21
votes

I have a potentially infinite set of symbols: A, B, C, ... There is also a distinct special placeholder symbol ? (its meaning will be explained below).

Consider non-empty finite trees such that every node has a symbol attached to it and 0 or more non-empty sub-trees. The order of sub-trees of a given node is significant (so, for example, if there is a node with 2 sub-trees, we can distinguish which one is left and which one is right). Any given symbol can appear in the tree 0 of more times attached to different nodes. The placeholder symbol ? can be attached only to leaf nodes (i.e. nodes having no sub-trees). It follows from the usual definition of a tree that trees are acyclic.
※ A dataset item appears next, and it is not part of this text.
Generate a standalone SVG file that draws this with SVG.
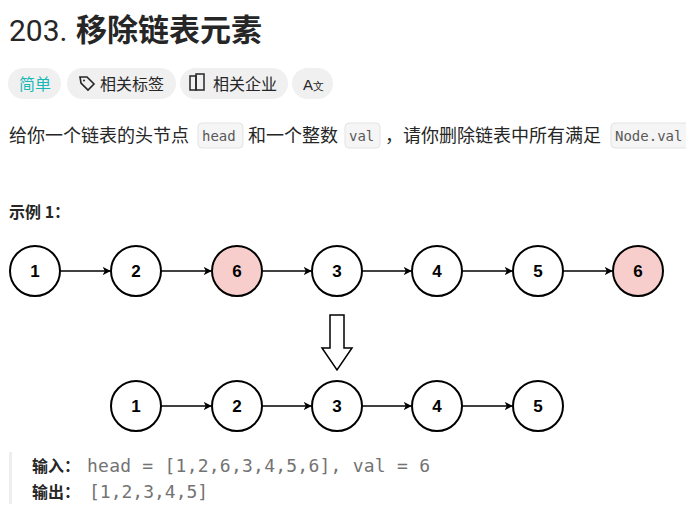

The finiteness requirement means that the total number of nodes in a tree is a positive finite integer. It follows that the total number of attached symbols, the tree depth and the total number of nodes in every sub-tree are all finite.

Trees are given in a functional notation: a node is represented by a symbol attached to it and, if there are any sub-trees, it is followed by parentheses containing comma-separated list of sub-trees represented recursively in the same way. So, for example the tree

                    A
                   / \
                  ?   B
                     / \
                    A   C
                   /|\
                  A C Q
                       \
                        ?

is represented as A(?,B(A(A,C,Q(?)),C)).

I have a pre-calculated unchanging set of trees S that will be used as patterns to match. The set will typically have ~ 105 trees, and every its element will typically have ~ 10-30 nodes. I can use a plenty of time to create beforehand any representation of S that will best suit my problem stated below.

I need to write a function that accepts a tree T (typically with ~ 102 nodes) and checks as fast as possible if T contains as a subtree any element of S, provided that any node with placeholder symbol ? matches any non-empty subtree (both when it appears in T or in an element of S).

Please suggest a data structure to store the set S and an algorithm to check for a match. Any programing language or a pseudo-code is OK.

2
Try researching 'regular tree grammars' and tree automata. - Antimony
@tmyklebu A(?) considered as a pattern means a node with the symbol A attached that has exactly one sub-tree. So, it does not match A(B,C) or A, but it would match A(B) or A(B(C,D)). - TauMu
@jwpat7 I mentioned left and right sub-trees in the case when there is a node with two sub-trees. If a node has only one sub-tree, it does not matter how the sub-tree is positioned on the visual diagram. There are no empty sub-trees — so, no such things as A(,B). The notation Q(?) denotes the node Q with the single sub-tree consisting of the single node with the placeholder symbol ?. If considered as a pattern, it matches any tree with the root node Q and exactly one non-empty sub-tree of any form, for example, Q(A) or Q(A(B,C(D)))... - TauMu
@jwpat7 ...But Q(?) does not match Q (0 sub-trees), Q(A,B) (2 sub-trees) or A(Q) (wrong symbol at the root). It matches ? though, because the placeholder ? stands for any tree, including those placeholder-free trees that could be matched by Q(?). So, given a mere possibility of a match, we consider the match successful. It could be also perceived that because ? is a more general (more inclusive) pattern than Q(?), the match is effectively performed in the other direction (i.e. ? matches any tree including Q(?)). Sorry, I did not explained this last point in my question. - TauMu
@jwpat7 ...I think, a more clear explanation would be that in case when both a 'pattern' tree (an element of S) and a 'data' tree T contain placeholders ?, the match is considered successful iff there exist a placeholder-free tree that could be successfully matched by both 'pattern' and 'data' trees (in other words, when the patterns overlap). - TauMu

2 Answers

6
votes

This paper describes a variant of the Aho–Corasick algorithm, where instead of using a finite state machine (which the standard Aho–Corasick algorithm uses for string matching) the algorithm instead uses a pushdown automaton for subtree matching. Like the Aho-Corasick string-matching algorithm, their variant only requires one pass through the input tree to match against the entire dictionary of S.

The paper is quite complex - it may be worth it to contact the author to see if he has any source code available.

4
votes

What you need is a finite state machine that tracks the set of potential matches you might have.

In essence, such a machine is is the result of matching the patterns against each other, and determining what part of the individual matches they share. This is analogous to how lexers take sets of regular expressions for tokens and compose them into a large FSA that can match any of the regular expressions by processing characters one at a time.

You can find references to methods for doing this under term rewriting systems.